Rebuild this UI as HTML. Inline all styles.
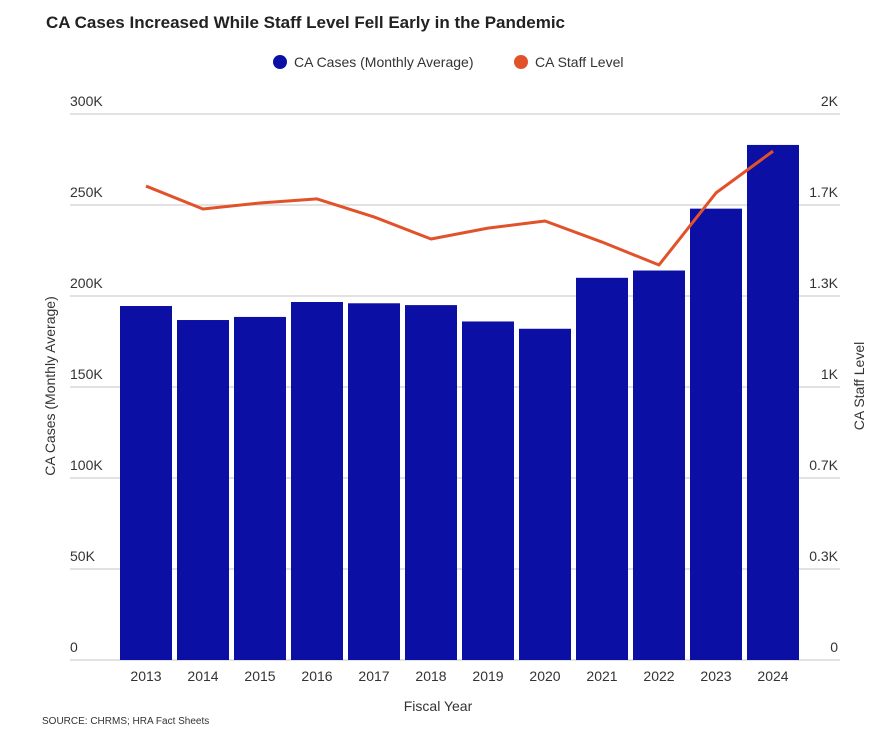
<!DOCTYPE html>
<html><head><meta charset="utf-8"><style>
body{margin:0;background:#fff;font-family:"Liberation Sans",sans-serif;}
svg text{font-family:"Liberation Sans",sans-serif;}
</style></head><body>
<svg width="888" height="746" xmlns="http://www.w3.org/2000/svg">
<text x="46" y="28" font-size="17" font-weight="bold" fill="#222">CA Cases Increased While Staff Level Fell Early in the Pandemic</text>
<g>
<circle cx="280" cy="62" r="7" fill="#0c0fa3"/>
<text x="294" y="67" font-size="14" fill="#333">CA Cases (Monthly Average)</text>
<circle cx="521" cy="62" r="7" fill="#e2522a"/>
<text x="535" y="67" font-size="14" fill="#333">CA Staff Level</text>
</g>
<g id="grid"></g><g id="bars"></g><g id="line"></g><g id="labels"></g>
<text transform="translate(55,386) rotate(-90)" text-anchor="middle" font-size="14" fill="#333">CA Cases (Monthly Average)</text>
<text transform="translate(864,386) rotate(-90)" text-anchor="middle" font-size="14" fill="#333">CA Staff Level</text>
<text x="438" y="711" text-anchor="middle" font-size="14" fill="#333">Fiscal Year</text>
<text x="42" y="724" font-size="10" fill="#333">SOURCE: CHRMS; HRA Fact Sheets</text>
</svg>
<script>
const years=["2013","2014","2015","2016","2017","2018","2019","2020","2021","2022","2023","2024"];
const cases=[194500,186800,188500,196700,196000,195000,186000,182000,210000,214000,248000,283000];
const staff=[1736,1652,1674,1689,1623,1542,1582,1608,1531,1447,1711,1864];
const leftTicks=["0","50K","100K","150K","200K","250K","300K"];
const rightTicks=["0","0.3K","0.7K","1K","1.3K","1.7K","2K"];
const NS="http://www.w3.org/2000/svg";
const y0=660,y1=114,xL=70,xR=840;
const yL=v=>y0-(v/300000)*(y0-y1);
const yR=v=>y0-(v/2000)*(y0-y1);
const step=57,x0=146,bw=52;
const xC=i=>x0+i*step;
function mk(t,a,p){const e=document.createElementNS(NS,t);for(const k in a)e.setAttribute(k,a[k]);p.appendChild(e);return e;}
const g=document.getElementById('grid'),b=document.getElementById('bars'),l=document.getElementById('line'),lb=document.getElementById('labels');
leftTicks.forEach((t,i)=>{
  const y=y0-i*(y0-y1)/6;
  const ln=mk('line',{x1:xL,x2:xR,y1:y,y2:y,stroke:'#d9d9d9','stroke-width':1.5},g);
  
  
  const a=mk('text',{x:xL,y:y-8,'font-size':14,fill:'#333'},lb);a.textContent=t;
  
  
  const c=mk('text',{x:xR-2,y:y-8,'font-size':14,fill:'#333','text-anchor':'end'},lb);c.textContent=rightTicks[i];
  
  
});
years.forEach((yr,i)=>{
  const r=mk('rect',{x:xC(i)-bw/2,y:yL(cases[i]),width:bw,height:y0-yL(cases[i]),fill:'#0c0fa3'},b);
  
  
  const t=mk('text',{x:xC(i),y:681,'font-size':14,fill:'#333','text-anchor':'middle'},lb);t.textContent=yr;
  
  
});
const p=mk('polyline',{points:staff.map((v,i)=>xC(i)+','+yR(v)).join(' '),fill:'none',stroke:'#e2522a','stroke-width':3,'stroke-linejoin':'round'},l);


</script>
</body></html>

--------

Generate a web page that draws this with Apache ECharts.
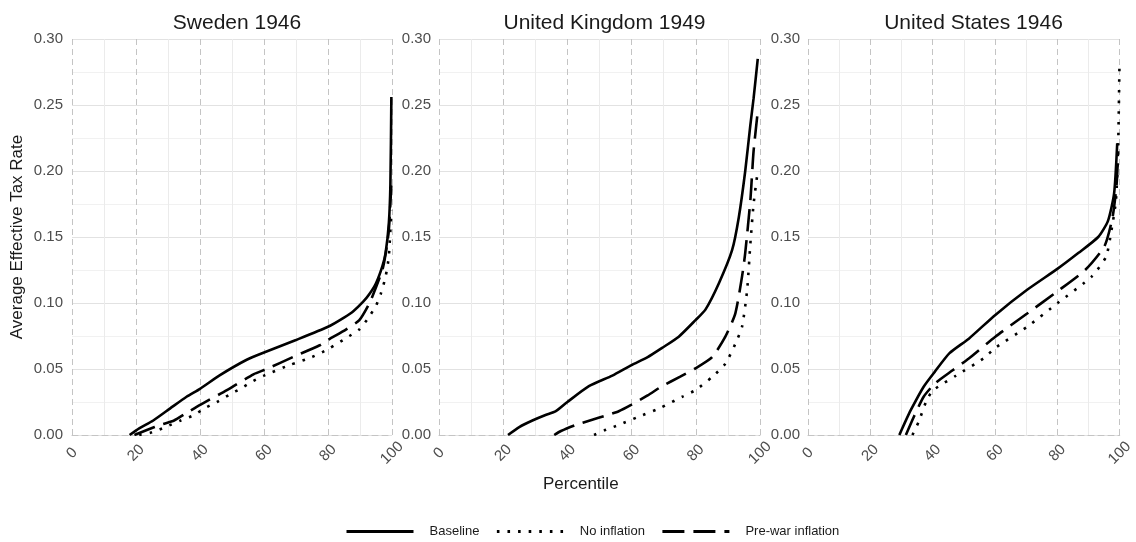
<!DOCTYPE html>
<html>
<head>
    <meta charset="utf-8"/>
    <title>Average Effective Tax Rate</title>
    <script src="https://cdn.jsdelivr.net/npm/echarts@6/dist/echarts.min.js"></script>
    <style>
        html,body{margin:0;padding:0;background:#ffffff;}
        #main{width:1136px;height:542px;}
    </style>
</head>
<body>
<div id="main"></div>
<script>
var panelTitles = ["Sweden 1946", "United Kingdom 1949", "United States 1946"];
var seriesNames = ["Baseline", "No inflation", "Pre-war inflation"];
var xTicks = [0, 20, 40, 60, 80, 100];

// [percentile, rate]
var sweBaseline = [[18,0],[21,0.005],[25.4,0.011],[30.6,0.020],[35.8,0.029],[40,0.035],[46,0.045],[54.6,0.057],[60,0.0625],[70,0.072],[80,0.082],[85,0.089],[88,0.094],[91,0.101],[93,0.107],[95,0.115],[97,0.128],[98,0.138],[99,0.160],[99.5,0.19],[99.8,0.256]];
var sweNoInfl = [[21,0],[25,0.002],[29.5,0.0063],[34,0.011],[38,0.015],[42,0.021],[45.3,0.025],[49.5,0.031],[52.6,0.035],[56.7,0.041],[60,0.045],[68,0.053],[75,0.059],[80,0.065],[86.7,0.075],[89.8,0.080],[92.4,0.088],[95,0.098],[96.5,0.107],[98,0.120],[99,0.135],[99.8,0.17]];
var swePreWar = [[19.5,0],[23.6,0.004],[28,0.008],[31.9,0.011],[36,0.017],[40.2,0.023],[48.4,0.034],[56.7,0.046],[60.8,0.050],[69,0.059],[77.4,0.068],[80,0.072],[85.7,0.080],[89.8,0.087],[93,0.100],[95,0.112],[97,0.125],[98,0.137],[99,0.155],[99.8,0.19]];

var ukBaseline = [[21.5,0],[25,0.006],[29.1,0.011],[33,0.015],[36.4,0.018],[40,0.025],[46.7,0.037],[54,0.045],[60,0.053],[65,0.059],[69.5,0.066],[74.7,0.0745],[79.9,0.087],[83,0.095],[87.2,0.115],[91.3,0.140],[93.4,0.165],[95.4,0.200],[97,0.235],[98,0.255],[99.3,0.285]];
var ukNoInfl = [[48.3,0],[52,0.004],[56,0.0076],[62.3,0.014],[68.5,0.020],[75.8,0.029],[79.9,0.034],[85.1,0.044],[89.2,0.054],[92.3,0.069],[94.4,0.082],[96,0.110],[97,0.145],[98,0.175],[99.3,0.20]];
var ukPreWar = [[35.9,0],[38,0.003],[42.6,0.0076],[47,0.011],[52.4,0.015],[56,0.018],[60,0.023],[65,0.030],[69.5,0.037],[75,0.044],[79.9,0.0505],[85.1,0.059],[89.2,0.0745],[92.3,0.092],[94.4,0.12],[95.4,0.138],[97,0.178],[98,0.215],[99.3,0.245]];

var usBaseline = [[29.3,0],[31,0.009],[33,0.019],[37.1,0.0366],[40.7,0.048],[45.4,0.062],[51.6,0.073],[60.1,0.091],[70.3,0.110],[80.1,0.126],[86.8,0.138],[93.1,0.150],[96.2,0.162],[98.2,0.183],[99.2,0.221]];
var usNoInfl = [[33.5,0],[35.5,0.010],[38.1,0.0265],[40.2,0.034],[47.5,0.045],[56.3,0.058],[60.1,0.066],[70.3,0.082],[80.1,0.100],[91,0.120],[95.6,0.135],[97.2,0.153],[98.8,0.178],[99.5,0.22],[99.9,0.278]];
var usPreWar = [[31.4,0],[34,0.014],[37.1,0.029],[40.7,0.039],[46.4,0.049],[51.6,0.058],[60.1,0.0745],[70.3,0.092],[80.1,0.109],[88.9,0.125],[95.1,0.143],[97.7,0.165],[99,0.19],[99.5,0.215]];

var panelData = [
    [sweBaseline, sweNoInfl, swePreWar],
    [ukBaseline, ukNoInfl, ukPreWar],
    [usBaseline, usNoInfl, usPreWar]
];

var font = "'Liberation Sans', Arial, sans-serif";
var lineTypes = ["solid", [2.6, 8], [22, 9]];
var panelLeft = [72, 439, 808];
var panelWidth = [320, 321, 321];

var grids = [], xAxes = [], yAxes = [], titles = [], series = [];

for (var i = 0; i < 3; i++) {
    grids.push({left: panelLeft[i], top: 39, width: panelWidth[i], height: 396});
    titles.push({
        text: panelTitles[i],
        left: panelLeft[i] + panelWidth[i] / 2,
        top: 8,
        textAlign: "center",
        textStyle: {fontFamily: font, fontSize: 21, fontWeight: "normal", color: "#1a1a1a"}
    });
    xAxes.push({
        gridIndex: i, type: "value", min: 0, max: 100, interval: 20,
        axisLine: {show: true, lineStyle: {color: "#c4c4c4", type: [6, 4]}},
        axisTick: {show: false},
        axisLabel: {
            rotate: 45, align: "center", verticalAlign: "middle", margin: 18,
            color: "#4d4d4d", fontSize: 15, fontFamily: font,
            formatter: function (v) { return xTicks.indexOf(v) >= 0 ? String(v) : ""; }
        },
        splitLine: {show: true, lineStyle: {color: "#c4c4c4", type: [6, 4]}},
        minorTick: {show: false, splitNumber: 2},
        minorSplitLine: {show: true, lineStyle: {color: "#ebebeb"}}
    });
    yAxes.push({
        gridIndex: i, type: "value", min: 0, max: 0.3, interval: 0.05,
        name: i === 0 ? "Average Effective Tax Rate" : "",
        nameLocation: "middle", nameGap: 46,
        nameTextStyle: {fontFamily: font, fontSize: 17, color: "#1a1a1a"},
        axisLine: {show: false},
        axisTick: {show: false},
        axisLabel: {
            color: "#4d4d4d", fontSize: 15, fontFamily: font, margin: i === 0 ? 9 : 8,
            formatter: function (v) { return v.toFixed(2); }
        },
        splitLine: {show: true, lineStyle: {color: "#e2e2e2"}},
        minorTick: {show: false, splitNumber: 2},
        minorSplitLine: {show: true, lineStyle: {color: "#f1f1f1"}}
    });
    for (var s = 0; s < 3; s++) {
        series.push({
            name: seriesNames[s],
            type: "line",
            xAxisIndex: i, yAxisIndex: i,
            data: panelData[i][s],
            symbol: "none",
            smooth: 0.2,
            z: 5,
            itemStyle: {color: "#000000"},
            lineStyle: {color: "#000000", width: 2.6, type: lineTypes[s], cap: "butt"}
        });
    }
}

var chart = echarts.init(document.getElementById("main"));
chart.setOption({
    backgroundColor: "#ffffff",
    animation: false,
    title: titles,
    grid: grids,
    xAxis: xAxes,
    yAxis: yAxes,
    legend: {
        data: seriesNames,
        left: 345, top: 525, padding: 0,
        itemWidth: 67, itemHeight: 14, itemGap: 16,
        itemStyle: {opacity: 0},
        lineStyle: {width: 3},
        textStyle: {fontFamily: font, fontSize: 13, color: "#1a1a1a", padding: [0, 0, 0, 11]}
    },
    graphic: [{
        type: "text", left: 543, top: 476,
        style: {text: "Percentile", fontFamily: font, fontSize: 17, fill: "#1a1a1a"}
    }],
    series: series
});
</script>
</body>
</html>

--------

PROBLEM REQUIREMENTS
Repeat the lines between those holding "Generate a web" and "var xTicks = [0, 20, 40, 60, 80, 100];", inclusive. Pictures stay out.

RESULT FOR THIS EXERCISE
Generate a web page that draws this with Apache ECharts.
<!DOCTYPE html>
<html>
<head>
    <meta charset="utf-8"/>
    <title>Average Effective Tax Rate</title>
    <script src="https://cdn.jsdelivr.net/npm/echarts@6/dist/echarts.min.js"></script>
    <style>
        html,body{margin:0;padding:0;background:#ffffff;}
        #main{width:1136px;height:542px;}
    </style>
</head>
<body>
<div id="main"></div>
<script>
var panelTitles = ["Sweden 1946", "United Kingdom 1949", "United States 1946"];
var seriesNames = ["Baseline", "No inflation", "Pre-war inflation"];
var xTicks = [0, 20, 40, 60, 80, 100];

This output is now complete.